--- What to do ---
Below is a listing; write it out exactly and drop any images from it.

::: Dataset excerpts

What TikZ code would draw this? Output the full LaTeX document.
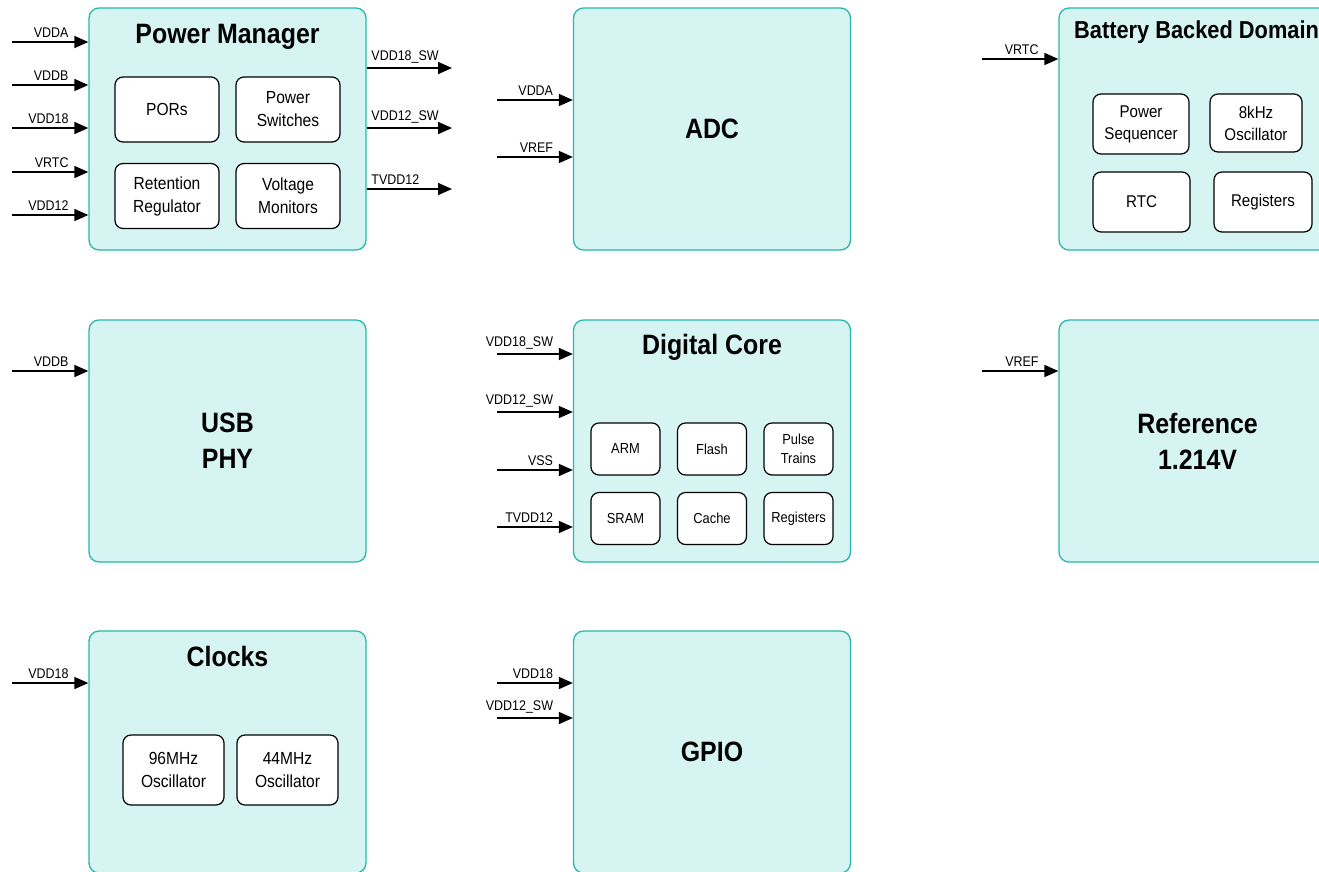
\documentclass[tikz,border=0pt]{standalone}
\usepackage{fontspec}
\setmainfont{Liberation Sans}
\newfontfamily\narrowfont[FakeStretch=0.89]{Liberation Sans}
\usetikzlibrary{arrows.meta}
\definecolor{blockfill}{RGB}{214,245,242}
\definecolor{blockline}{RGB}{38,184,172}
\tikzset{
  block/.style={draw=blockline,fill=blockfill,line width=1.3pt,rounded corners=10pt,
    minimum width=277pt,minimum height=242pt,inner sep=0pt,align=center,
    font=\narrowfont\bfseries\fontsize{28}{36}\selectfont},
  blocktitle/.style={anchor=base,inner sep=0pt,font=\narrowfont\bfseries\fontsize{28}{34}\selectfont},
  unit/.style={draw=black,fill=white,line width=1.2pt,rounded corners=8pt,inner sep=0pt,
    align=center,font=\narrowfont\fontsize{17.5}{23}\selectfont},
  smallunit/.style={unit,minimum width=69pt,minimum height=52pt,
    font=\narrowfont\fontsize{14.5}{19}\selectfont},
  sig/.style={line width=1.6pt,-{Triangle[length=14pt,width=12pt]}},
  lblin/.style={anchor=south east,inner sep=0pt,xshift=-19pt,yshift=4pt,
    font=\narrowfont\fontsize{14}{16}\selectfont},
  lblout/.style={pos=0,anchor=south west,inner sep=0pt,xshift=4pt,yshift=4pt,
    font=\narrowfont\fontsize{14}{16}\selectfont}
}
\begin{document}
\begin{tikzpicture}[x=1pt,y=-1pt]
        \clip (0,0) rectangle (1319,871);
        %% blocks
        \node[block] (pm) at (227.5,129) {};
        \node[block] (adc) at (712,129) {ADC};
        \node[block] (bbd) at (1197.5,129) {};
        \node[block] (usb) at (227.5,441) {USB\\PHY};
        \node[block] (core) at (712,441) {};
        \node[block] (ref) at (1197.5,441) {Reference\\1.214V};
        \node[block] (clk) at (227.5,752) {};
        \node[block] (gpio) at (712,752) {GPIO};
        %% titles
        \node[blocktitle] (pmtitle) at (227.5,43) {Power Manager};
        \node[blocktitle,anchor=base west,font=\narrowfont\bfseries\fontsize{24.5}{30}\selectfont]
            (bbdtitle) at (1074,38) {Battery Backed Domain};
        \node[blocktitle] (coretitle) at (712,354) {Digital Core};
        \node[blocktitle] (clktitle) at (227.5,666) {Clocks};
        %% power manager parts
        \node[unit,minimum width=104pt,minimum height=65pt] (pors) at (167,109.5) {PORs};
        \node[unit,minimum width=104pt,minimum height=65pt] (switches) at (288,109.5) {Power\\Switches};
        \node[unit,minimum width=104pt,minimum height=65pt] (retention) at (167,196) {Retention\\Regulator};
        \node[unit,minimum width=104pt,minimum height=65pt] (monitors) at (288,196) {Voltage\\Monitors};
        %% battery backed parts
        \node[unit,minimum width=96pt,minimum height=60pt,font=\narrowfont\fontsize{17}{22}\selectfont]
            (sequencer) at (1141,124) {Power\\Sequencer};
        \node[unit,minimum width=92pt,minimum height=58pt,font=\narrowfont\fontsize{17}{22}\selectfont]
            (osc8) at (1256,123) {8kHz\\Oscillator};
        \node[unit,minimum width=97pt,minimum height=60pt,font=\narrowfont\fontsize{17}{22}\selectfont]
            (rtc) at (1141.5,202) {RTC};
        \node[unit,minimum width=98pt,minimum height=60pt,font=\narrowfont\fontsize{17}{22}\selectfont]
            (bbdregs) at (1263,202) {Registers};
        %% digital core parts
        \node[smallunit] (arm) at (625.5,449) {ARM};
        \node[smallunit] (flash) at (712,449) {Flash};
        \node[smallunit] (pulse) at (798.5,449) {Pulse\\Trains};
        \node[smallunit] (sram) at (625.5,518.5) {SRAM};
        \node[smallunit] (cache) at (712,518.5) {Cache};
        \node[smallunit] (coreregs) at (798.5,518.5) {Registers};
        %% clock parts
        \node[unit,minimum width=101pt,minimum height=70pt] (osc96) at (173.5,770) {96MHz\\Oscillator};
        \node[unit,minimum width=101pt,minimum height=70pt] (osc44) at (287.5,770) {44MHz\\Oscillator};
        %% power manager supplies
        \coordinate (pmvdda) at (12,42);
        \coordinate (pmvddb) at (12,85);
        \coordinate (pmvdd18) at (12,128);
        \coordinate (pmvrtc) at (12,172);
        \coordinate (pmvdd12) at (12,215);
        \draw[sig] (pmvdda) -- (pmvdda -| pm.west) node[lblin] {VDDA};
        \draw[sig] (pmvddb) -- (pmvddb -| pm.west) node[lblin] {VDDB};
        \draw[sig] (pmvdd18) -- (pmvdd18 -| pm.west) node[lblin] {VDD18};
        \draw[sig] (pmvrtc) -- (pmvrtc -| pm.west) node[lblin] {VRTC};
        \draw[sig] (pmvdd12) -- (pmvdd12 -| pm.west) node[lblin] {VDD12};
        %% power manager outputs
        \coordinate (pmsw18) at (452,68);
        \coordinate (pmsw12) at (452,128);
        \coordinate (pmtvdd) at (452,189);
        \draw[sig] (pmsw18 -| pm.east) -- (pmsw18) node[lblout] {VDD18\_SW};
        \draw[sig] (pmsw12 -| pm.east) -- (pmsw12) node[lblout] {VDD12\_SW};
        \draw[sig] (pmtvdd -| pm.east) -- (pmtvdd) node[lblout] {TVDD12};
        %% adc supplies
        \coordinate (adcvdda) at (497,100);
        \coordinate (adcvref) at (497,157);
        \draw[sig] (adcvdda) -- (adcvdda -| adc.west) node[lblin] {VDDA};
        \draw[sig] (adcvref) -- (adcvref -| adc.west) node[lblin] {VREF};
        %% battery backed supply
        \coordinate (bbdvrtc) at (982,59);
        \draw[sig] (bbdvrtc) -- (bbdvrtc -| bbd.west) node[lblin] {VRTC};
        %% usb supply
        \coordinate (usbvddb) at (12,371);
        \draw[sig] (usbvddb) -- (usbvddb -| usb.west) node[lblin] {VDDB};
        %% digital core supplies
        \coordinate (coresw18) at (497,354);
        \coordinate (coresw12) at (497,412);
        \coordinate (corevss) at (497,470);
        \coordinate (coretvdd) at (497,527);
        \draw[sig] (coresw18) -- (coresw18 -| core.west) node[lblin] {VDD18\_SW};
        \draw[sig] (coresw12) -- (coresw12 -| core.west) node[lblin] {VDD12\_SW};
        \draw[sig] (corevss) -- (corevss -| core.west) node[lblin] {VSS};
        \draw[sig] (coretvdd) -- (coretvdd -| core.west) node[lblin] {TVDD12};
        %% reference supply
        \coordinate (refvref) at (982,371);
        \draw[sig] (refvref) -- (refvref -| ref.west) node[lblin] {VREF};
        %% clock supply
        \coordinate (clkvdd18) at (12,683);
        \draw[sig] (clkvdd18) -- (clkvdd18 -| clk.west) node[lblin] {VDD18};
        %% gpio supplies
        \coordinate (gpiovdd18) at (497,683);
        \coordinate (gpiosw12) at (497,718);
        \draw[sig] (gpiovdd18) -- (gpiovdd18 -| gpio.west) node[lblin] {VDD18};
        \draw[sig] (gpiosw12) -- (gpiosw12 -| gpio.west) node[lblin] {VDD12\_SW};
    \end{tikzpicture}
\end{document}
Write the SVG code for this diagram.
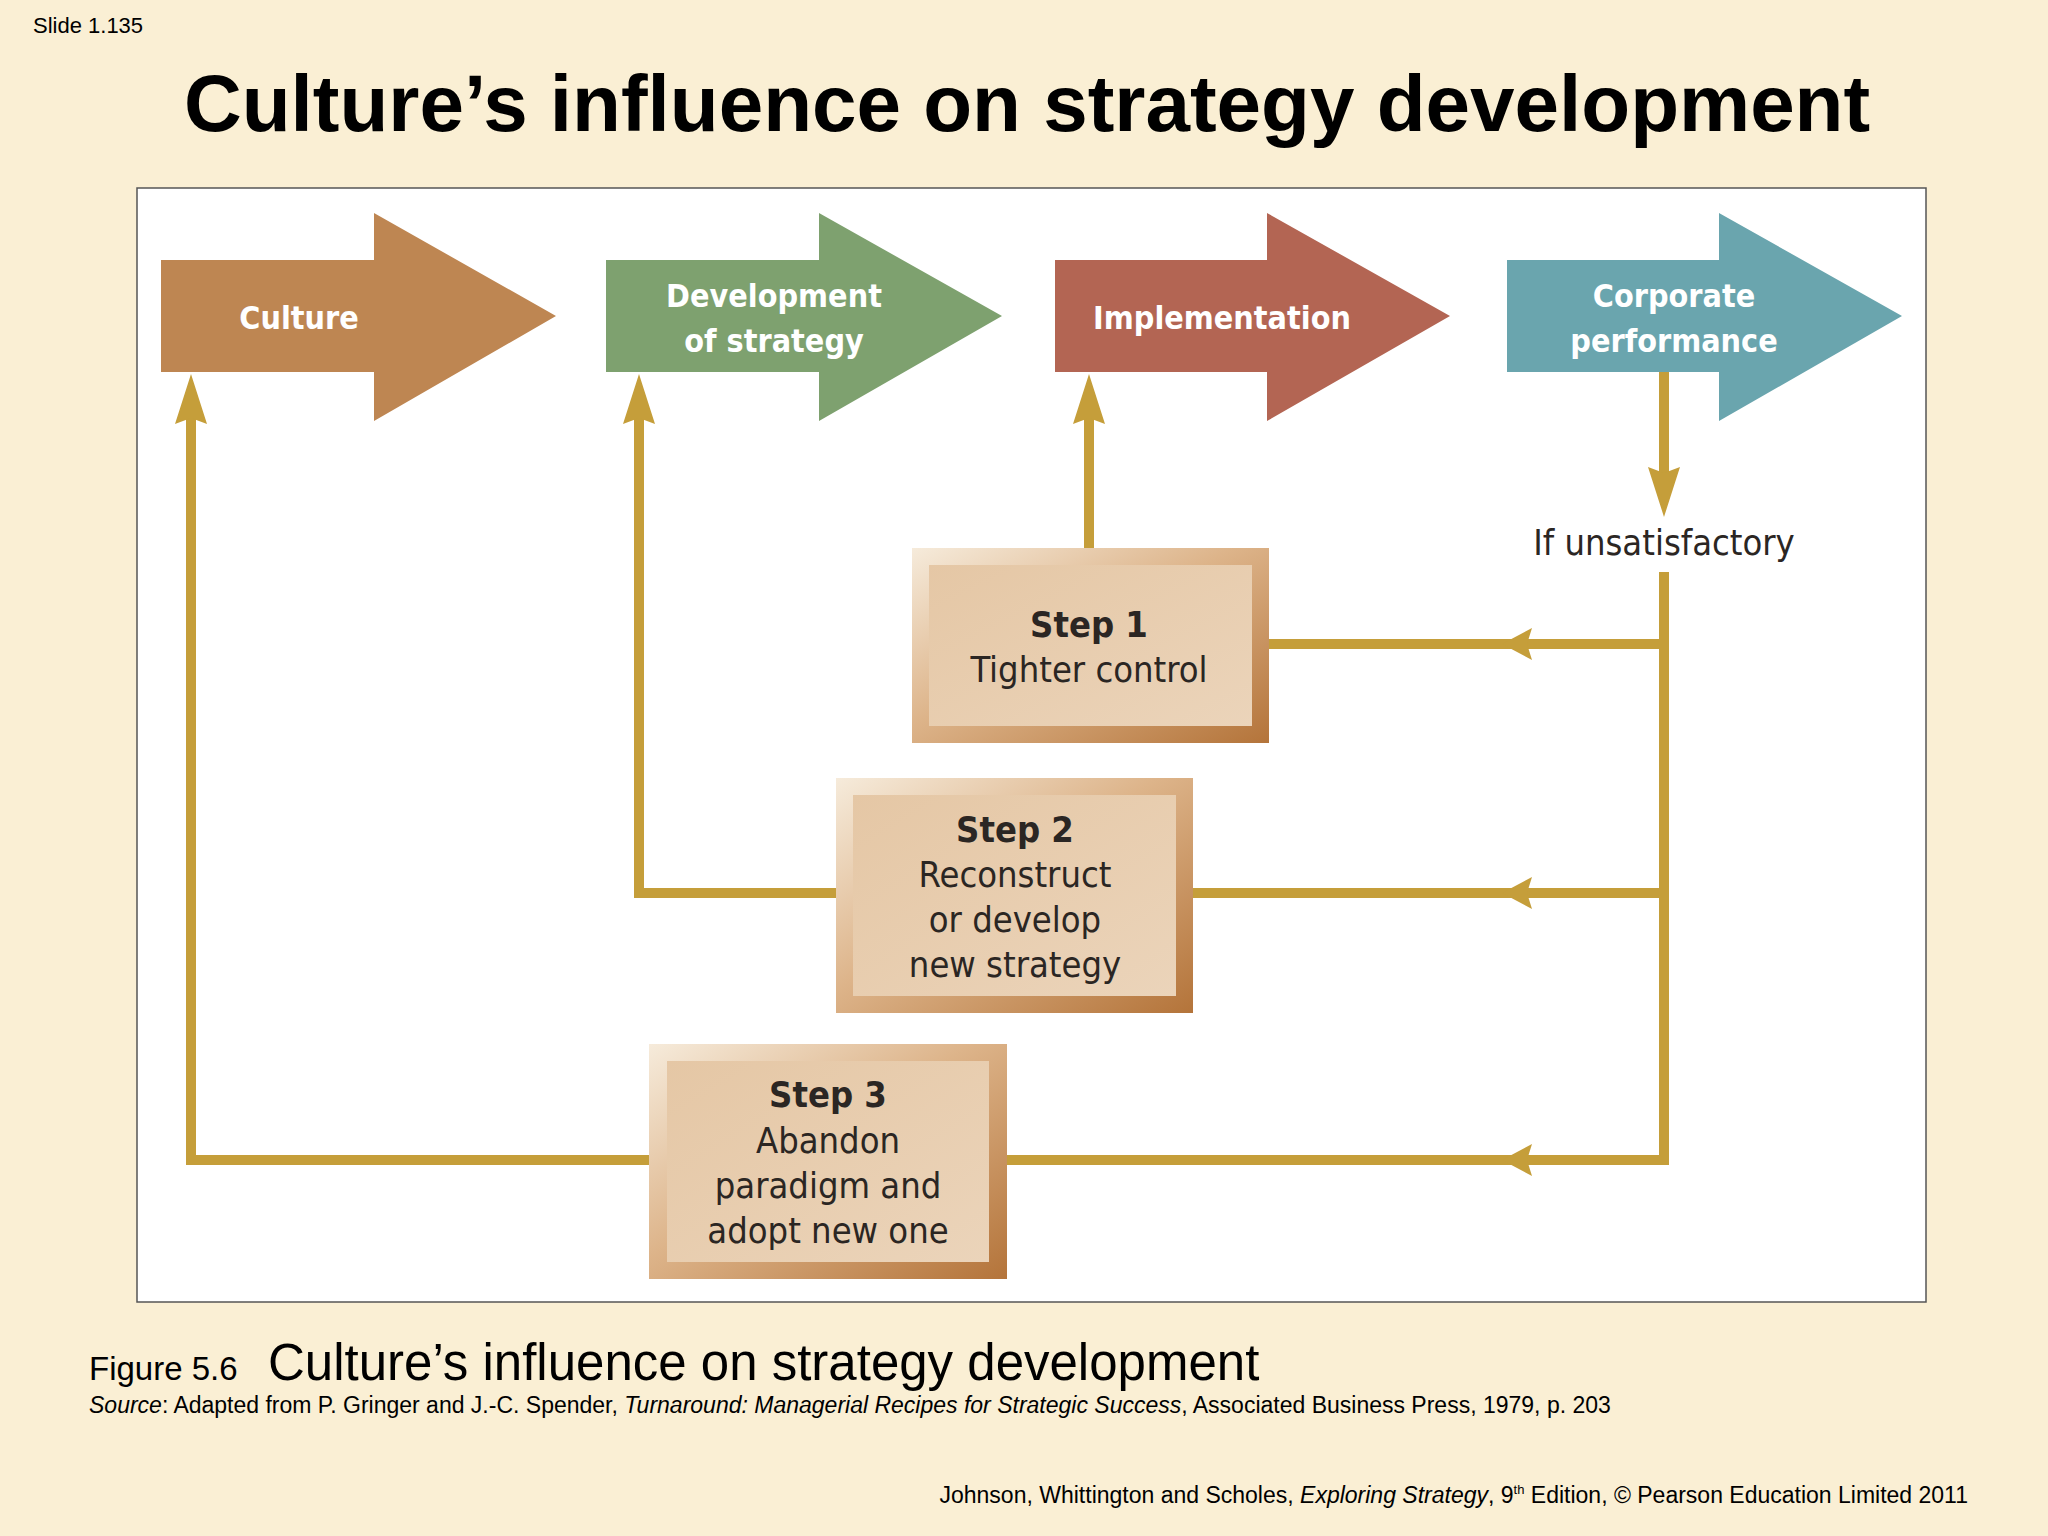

::::::

--- Solution for this exercise ---
What TikZ code would draw this? Output the full LaTeX document.
\documentclass[tikz,border=0pt]{standalone}
\usepackage{fontspec}
\setmainfont{Liberation Sans}
\newfontfamily\narrowfont[FakeStretch=0.89]{Liberation Sans}
\usetikzlibrary{arrows.meta}
\definecolor{blockfill}{RGB}{214,245,242}
\definecolor{blockline}{RGB}{38,184,172}
\tikzset{
  block/.style={draw=blockline,fill=blockfill,line width=1.3pt,rounded corners=10pt,
    minimum width=277pt,minimum height=242pt,inner sep=0pt,align=center,
    font=\narrowfont\bfseries\fontsize{28}{36}\selectfont},
  blocktitle/.style={anchor=base,inner sep=0pt,font=\narrowfont\bfseries\fontsize{28}{34}\selectfont},
  unit/.style={draw=black,fill=white,line width=1.2pt,rounded corners=8pt,inner sep=0pt,
    align=center,font=\narrowfont\fontsize{17.5}{23}\selectfont},
  smallunit/.style={unit,minimum width=69pt,minimum height=52pt,
    font=\narrowfont\fontsize{14.5}{19}\selectfont},
  sig/.style={line width=1.6pt,-{Triangle[length=14pt,width=12pt]}},
  lblin/.style={anchor=south east,inner sep=0pt,xshift=-19pt,yshift=4pt,
    font=\narrowfont\fontsize{14}{16}\selectfont},
  lblout/.style={pos=0,anchor=south west,inner sep=0pt,xshift=4pt,yshift=4pt,
    font=\narrowfont\fontsize{14}{16}\selectfont}
}
\begin{document}
\begin{tikzpicture}[x=1pt,y=-1pt]
        \clip (0,0) rectangle (1319,871);
        %% blocks
        \node[block] (pm) at (227.5,129) {};
        \node[block] (adc) at (712,129) {ADC};
        \node[block] (bbd) at (1197.5,129) {};
        \node[block] (usb) at (227.5,441) {USB\\PHY};
        \node[block] (core) at (712,441) {};
        \node[block] (ref) at (1197.5,441) {Reference\\1.214V};
        \node[block] (clk) at (227.5,752) {};
        \node[block] (gpio) at (712,752) {GPIO};
        %% titles
        \node[blocktitle] (pmtitle) at (227.5,43) {Power Manager};
        \node[blocktitle,anchor=base west,font=\narrowfont\bfseries\fontsize{24.5}{30}\selectfont]
            (bbdtitle) at (1074,38) {Battery Backed Domain};
        \node[blocktitle] (coretitle) at (712,354) {Digital Core};
        \node[blocktitle] (clktitle) at (227.5,666) {Clocks};
        %% power manager parts
        \node[unit,minimum width=104pt,minimum height=65pt] (pors) at (167,109.5) {PORs};
        \node[unit,minimum width=104pt,minimum height=65pt] (switches) at (288,109.5) {Power\\Switches};
        \node[unit,minimum width=104pt,minimum height=65pt] (retention) at (167,196) {Retention\\Regulator};
        \node[unit,minimum width=104pt,minimum height=65pt] (monitors) at (288,196) {Voltage\\Monitors};
        %% battery backed parts
        \node[unit,minimum width=96pt,minimum height=60pt,font=\narrowfont\fontsize{17}{22}\selectfont]
            (sequencer) at (1141,124) {Power\\Sequencer};
        \node[unit,minimum width=92pt,minimum height=58pt,font=\narrowfont\fontsize{17}{22}\selectfont]
            (osc8) at (1256,123) {8kHz\\Oscillator};
        \node[unit,minimum width=97pt,minimum height=60pt,font=\narrowfont\fontsize{17}{22}\selectfont]
            (rtc) at (1141.5,202) {RTC};
        \node[unit,minimum width=98pt,minimum height=60pt,font=\narrowfont\fontsize{17}{22}\selectfont]
            (bbdregs) at (1263,202) {Registers};
        %% digital core parts
        \node[smallunit] (arm) at (625.5,449) {ARM};
        \node[smallunit] (flash) at (712,449) {Flash};
        \node[smallunit] (pulse) at (798.5,449) {Pulse\\Trains};
        \node[smallunit] (sram) at (625.5,518.5) {SRAM};
        \node[smallunit] (cache) at (712,518.5) {Cache};
        \node[smallunit] (coreregs) at (798.5,518.5) {Registers};
        %% clock parts
        \node[unit,minimum width=101pt,minimum height=70pt] (osc96) at (173.5,770) {96MHz\\Oscillator};
        \node[unit,minimum width=101pt,minimum height=70pt] (osc44) at (287.5,770) {44MHz\\Oscillator};
        %% power manager supplies
        \coordinate (pmvdda) at (12,42);
        \coordinate (pmvddb) at (12,85);
        \coordinate (pmvdd18) at (12,128);
        \coordinate (pmvrtc) at (12,172);
        \coordinate (pmvdd12) at (12,215);
        \draw[sig] (pmvdda) -- (pmvdda -| pm.west) node[lblin] {VDDA};
        \draw[sig] (pmvddb) -- (pmvddb -| pm.west) node[lblin] {VDDB};
        \draw[sig] (pmvdd18) -- (pmvdd18 -| pm.west) node[lblin] {VDD18};
        \draw[sig] (pmvrtc) -- (pmvrtc -| pm.west) node[lblin] {VRTC};
        \draw[sig] (pmvdd12) -- (pmvdd12 -| pm.west) node[lblin] {VDD12};
        %% power manager outputs
        \coordinate (pmsw18) at (452,68);
        \coordinate (pmsw12) at (452,128);
        \coordinate (pmtvdd) at (452,189);
        \draw[sig] (pmsw18 -| pm.east) -- (pmsw18) node[lblout] {VDD18\_SW};
        \draw[sig] (pmsw12 -| pm.east) -- (pmsw12) node[lblout] {VDD12\_SW};
        \draw[sig] (pmtvdd -| pm.east) -- (pmtvdd) node[lblout] {TVDD12};
        %% adc supplies
        \coordinate (adcvdda) at (497,100);
        \coordinate (adcvref) at (497,157);
        \draw[sig] (adcvdda) -- (adcvdda -| adc.west) node[lblin] {VDDA};
        \draw[sig] (adcvref) -- (adcvref -| adc.west) node[lblin] {VREF};
        %% battery backed supply
        \coordinate (bbdvrtc) at (982,59);
        \draw[sig] (bbdvrtc) -- (bbdvrtc -| bbd.west) node[lblin] {VRTC};
        %% usb supply
        \coordinate (usbvddb) at (12,371);
        \draw[sig] (usbvddb) -- (usbvddb -| usb.west) node[lblin] {VDDB};
        %% digital core supplies
        \coordinate (coresw18) at (497,354);
        \coordinate (coresw12) at (497,412);
        \coordinate (corevss) at (497,470);
        \coordinate (coretvdd) at (497,527);
        \draw[sig] (coresw18) -- (coresw18 -| core.west) node[lblin] {VDD18\_SW};
        \draw[sig] (coresw12) -- (coresw12 -| core.west) node[lblin] {VDD12\_SW};
        \draw[sig] (corevss) -- (corevss -| core.west) node[lblin] {VSS};
        \draw[sig] (coretvdd) -- (coretvdd -| core.west) node[lblin] {TVDD12};
        %% reference supply
        \coordinate (refvref) at (982,371);
        \draw[sig] (refvref) -- (refvref -| ref.west) node[lblin] {VREF};
        %% clock supply
        \coordinate (clkvdd18) at (12,683);
        \draw[sig] (clkvdd18) -- (clkvdd18 -| clk.west) node[lblin] {VDD18};
        %% gpio supplies
        \coordinate (gpiovdd18) at (497,683);
        \coordinate (gpiosw12) at (497,718);
        \draw[sig] (gpiovdd18) -- (gpiovdd18 -| gpio.west) node[lblin] {VDD18};
        \draw[sig] (gpiosw12) -- (gpiosw12 -| gpio.west) node[lblin] {VDD12\_SW};
    \end{tikzpicture}
\end{document}
Write the SVG code for this diagram.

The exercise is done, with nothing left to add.